> **Task instructions**
Below are records. Copy every line with "LaTeX" in it.

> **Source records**

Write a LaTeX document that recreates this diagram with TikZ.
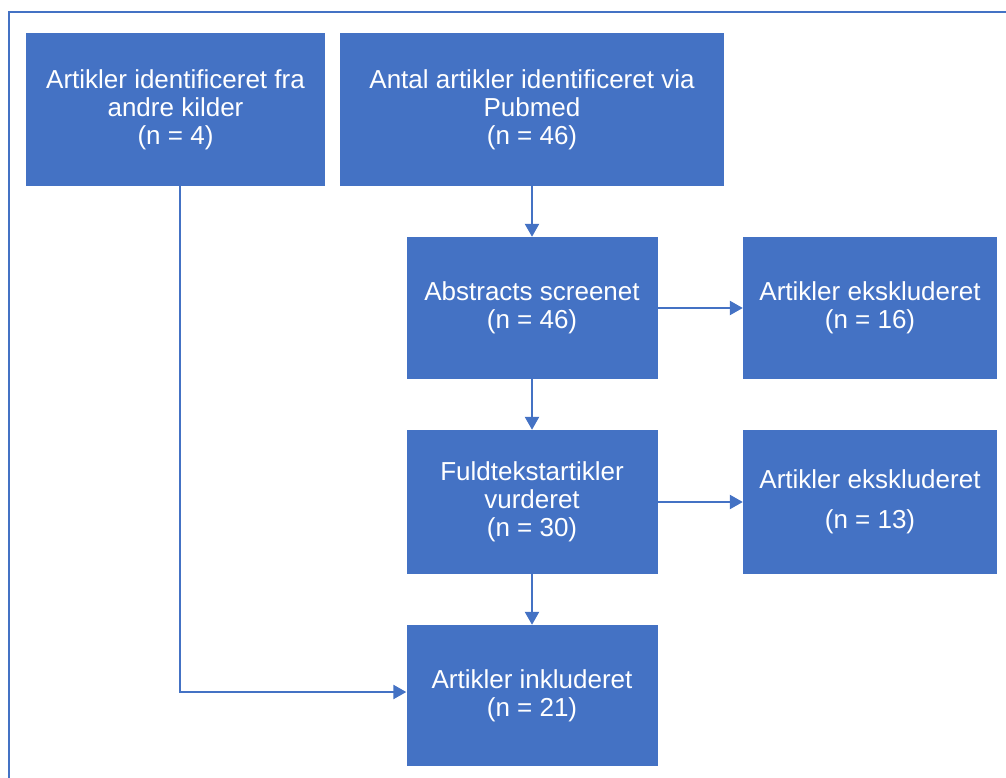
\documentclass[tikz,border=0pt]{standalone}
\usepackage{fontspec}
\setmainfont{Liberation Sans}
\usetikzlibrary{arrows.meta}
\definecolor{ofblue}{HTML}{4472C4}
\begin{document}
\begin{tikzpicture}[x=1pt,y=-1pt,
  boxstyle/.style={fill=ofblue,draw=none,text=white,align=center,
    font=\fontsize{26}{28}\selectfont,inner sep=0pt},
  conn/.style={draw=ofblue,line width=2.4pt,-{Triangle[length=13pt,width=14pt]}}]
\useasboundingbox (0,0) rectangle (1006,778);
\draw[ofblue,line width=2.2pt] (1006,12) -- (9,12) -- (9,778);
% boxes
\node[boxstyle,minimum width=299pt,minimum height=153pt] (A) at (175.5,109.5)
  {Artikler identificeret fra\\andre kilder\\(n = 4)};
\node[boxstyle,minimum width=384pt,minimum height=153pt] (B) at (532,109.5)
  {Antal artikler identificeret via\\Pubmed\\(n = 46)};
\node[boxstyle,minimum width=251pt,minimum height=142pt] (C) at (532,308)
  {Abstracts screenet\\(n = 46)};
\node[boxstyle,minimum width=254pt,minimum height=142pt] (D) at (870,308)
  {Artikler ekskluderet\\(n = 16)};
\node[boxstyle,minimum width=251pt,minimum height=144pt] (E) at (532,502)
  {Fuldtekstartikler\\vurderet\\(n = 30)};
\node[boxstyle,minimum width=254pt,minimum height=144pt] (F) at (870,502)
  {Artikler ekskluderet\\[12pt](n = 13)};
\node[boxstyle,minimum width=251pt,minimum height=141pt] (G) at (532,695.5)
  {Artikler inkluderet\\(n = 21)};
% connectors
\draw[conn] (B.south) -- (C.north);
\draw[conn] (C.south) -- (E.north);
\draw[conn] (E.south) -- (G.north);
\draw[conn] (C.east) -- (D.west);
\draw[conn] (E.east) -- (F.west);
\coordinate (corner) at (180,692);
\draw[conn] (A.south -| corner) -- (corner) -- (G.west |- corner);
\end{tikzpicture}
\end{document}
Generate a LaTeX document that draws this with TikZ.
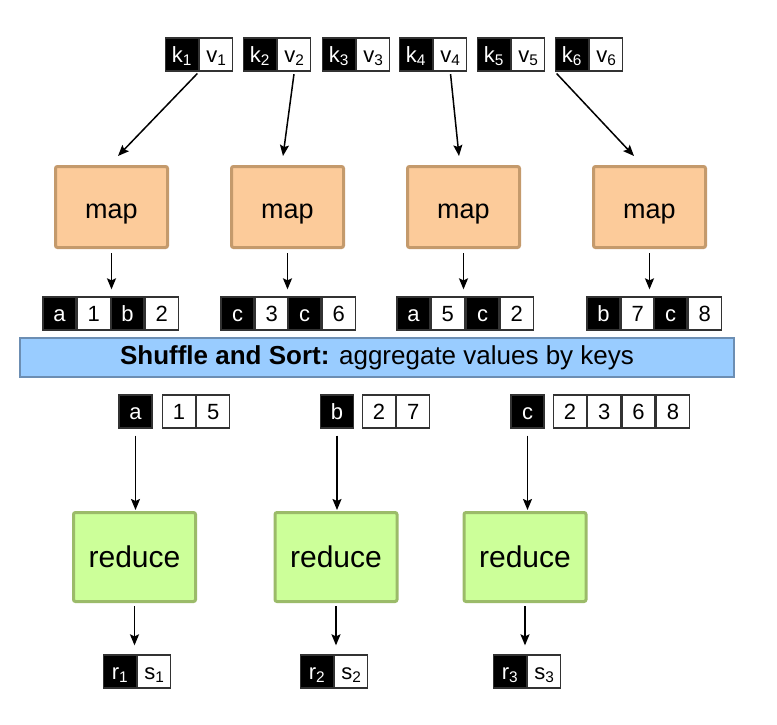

> **The completed task**
Write a LaTeX document that recreates this diagram with TikZ.
Generate a LaTeX document that draws this with TikZ.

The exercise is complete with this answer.